Um dos malucos cativos da área - tem dois: esse e o outro, o mais antigo, que antes era mais agressivo - pragueja raivoso no meio da rua, em frente a um vizinho de vista da minha cozinha. Fosse ele ficava esperto porque lá tem um cidadão de bem que ameaçava de bala o músico que teimava poesia contra a agonia na pandemia. Madrugada indo, o pregador da vingança insistindo, e eu passando ignorado, acarinhado pelo sol opaco de outono espreguiçando na perspectiva da Baronesa, funcionário saindo sem café de um conjugado do elevado.
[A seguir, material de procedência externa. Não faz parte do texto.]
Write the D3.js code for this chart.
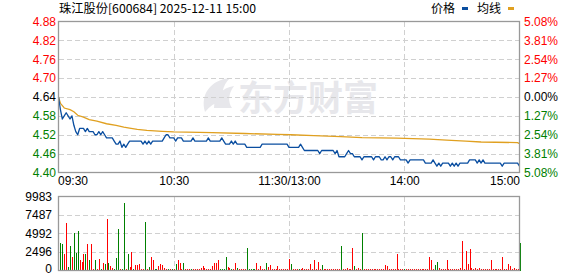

Chego ao Bom Retiro por um caminho agora permitido, cerzindo as alamedas desvalidas do lado de lá dos Campos Elíseos. Revisitados por descrença e desgosto, o charme resiste nos solares condenados dos barões, de uma beleza estranhamente mais bonita do que se estivessem íntegros. Que força destruidora tem essa droga: destrói a vida das pessoas, essas casas mais que centenárias, esse pedaço da cidade! Penso no mais barroco dos filmes barrocos do Spike Lee: "Jungle Fever". Penso muito em cinema quando corro. Penso também parado.
Penso em outras coisas, mais ou menos importantes. Como nascem os cabides vagabundos de arame revestido das lavanderias? Como se multiplicam pela casa se eu não uso lavanderias? Precisa ver se eles não andam a destruir os mares junto com as garrafas PET, atazanando as anêmonas, enganchando nas guelras, pendurando nos cavalos marinhos.
O Bom Retiro já foi o puteiro oficial da cidade, servindo os imigrantes carentes desembarcados na Luz, antes da rodoviária na Júlio Prestes. Já foi dos italianos, dos judeus, dos bolivianos, dos gregos e salesianos... e é dos coreanos. A mesma jequice que agrega nome de loja às estações do metrô, inspirada, aqui quer por Coréia em tudo. A rua Prates já virou nome composto e, se deixarmos quieto, o bairro também virará. Nada contra a Coréia, tudo contra a estrupícia vereadora promotora do desserviço. Puta trampo depois pra desfazer essa merda!
Injuriado da cabeça aos pés, no calcanhar direito para ser específico, espetado por uma pedrinha penetra, eu acho. Remexo o pé pra cá, pra lá, e a bichinha no compasso. Incorporo, me acomodo e seguirei os quinze quilômetros que me faltam com um pas de deux no solado. A história do bairro se reflete na arquitetura: os predinhos; os prédios institucionais como o da Oswald de Andrade; o art nouveau raro e lindo do Santa Inês; a emblemática sinagoga; o casario dos operários; uma casinha de roça; a parábola da Casa do Povo. Esqueço as fábricas e as lojas.
Gabarito as quadras só agora quietas entre o rio e o trem atravessado por baixo e fecho a conta pela Barra Funda. Porque sou fino, passo na Fabrique para pegar uma Marcelle. O desinteresse comum dos das grandes cidades com o outro não acontece e não entendo alguns olhares. Lembrei, olhei pro pé direito e entendi. O Pegasus amarelo estava dramaticamente tingido de vermelho! A tal pedrinha, afinal, era um senhor caco de vidro incrustado, que varou a sola, a bolha de ar, a entressola, a palmilha, a meia e a pele grossa. Samaritanooô, antitetânica!